JUBA, South Sudan: The United Nations Mission in South Sudan said Monday that it would not comply with a government order to shut down its base in Akobo, an opposition stronghold near the Ethiopian border where tens of thousands of refugees have fled.
On Friday, the South Sudanese army ordered UN peacekeepers as well as NGOs and civilians to vacate the town ahead of a planned assault.
But the mission refused to leave and said it would provide “a protective presence for civilians” in the town, adding that the safety and security of its personnel “must be fully respected at all times.”
The UN Mission said it was engaging “intensively with national, state and local stakeholders” regarding this order. “Any military operations in and around Akobo gravely endanger the safety and security of civilians,” said mission chief Anita Kiki Gbeho.

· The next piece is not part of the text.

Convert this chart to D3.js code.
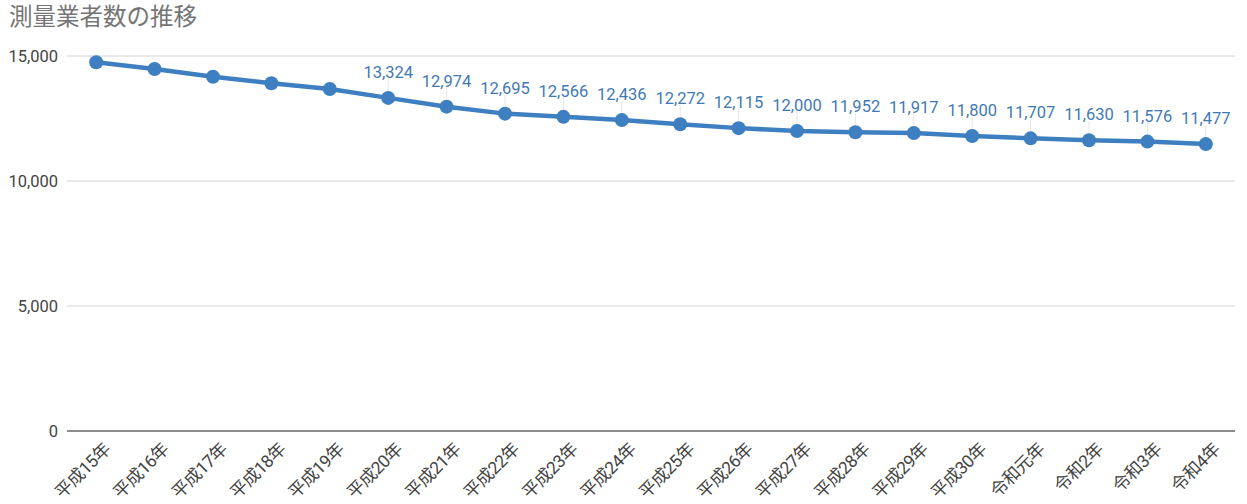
<!DOCTYPE html>
<html><head><meta charset="utf-8">
<script src="https://cdn.jsdelivr.net/npm/d3@7"></script>
<style>body{margin:0;background:#fff;}svg{display:block;}</style>
</head><body>
<svg id="c" width="1247" height="504"></svg>
<script>
const title = "測量業者数の推移";
const categories = ["平成15年","平成16年","平成17年","平成18年","平成19年","平成20年","平成21年","平成22年","平成23年","平成24年","平成25年","平成26年","平成27年","平成28年","平成29年","平成30年","令和元年","令和2年","令和3年","令和4年"];
const values = [14750,14480,14170,13910,13680,13324,12974,12695,12566,12436,12272,12115,12000,11952,11917,11800,11707,11630,11576,11477];
const showLabel = [false,false,false,false,false,true,true,true,true,true,true,true,true,true,true,true,true,true,true,true];
const yTicks = [0,5000,10000,15000];

const svg = d3.select("#c");
const m = {l:67, r:1235, t:56, b:431};
const x = d3.scaleBand().domain(categories).range([m.l, m.r]);
const y = d3.scaleLinear().domain([0,15000]).range([m.b, m.t]);
const font = "Roboto, 'Noto Sans CJK JP', sans-serif";
const blue = "#3d7fc1";

svg.append("text").attr("x",9).attr("y",25).attr("font-family",font)
  .attr("font-size",23.5).attr("fill","#757575").text(title);

const g = svg.append("g");
g.selectAll("line.grid").data(yTicks).join("line")
  .attr("x1",m.l).attr("x2",m.r).attr("y1",d=>y(d)).attr("y2",d=>y(d))
  .attr("stroke",d=>d===0?"#666":"#d4d4d4").attr("stroke-width",d=>d===0?1.5:1);
g.selectAll("text.yt").data(yTicks).join("text")
  .attr("x",58).attr("y",d=>y(d)).attr("dy","0.35em").attr("text-anchor","end")
  .attr("font-family",font).attr("font-size",16.5).attr("fill","#444")
  .text(d=>d3.format(",")(d));

const cx = d => x(d) + x.bandwidth()/2;
g.selectAll("text.xt").data(categories).join("text")
  .attr("transform",d=>`translate(${cx(d)+6},${441}) rotate(-45)`)
  .attr("text-anchor","end").attr("dy","0.75em")
  .attr("font-family",font).attr("font-size",17.5).attr("fill","#444")
  .attr("letter-spacing",-0.5)
  .text(d=>d);

const pts = categories.map((c,i)=>({c, v:values[i], s:showLabel[i]}));
g.selectAll("line.lead").data(pts.filter(p=>p.s)).join("line")
  .attr("x1",p=>cx(p.c)).attr("x2",p=>cx(p.c))
  .attr("y1",p=>y(p.v)-19).attr("y2",p=>y(p.v)-7)
  .attr("stroke","#e6e6e6").attr("stroke-width",1);

g.append("path").datum(pts)
  .attr("d",d3.line().x(p=>cx(p.c)).y(p=>y(p.v)))
  .attr("fill","none").attr("stroke",blue).attr("stroke-width",4.5).attr("stroke-linejoin","round");
g.selectAll("circle").data(pts).join("circle")
  .attr("cx",p=>cx(p.c)).attr("cy",p=>y(p.v)).attr("r",7).attr("fill",blue);

g.selectAll("text.lbl").data(pts.filter(p=>p.s)).join("text")
  .attr("x",p=>cx(p.c)).attr("y",p=>y(p.v)-20).attr("text-anchor","middle")
  .attr("font-family",font).attr("font-size",16.5).attr("fill","#3f7ab3")
  .text(p=>d3.format(",")(p.v));
</script>
</body></html>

The South Sudanese government has been fighting opposition forces since a 2018 peace deal broke down about a year ago.
A dramatic escalation took place in December 2025, when opposition forces seized several government outposts in northern Jonglei. A government counter-offensive repelled their forces a month later and displaced over 280,000 people. Tens of thousands have sought refuge in Akobo, where a small contingent of UN peacekeepers is stationed.
Fearing the looming government assault on Akobo, humanitarian workers were evacuated over the weekend, and a mass exodus of the population has also begun.
Local officials contacted by the The Associated Press said fleeing civilians faced danger and widespread shortages of essential supplies. Dual Diew, the Akobo County health director, who has fled to Ethiopia, said there were 84 wounded patients at the hospital. “We have most of them with us here now,” he said, adding that they lack medicine and basic nursing equipment.
Christophe Garnier, the leader of Doctors Without Borders in South Sudan said the organization had to evacuate its staff from Akobo on Saturday and learned of the subsequent looting of its hospital and the ransacking of its office.
“People in Akobo must now either flee without protection or remain at risk of being killed, while losing access to health care and other essential services,” he said.
The three Western governments that have played a major role in the peace process — the U.S, UK, and Norway — sent a letter to President Kiir on Monday urging that the army’s evacuation order be revoked and warning of “further deaths, displacement and suffering for the South Sudanese people” if the offensive on Akobo is implemented.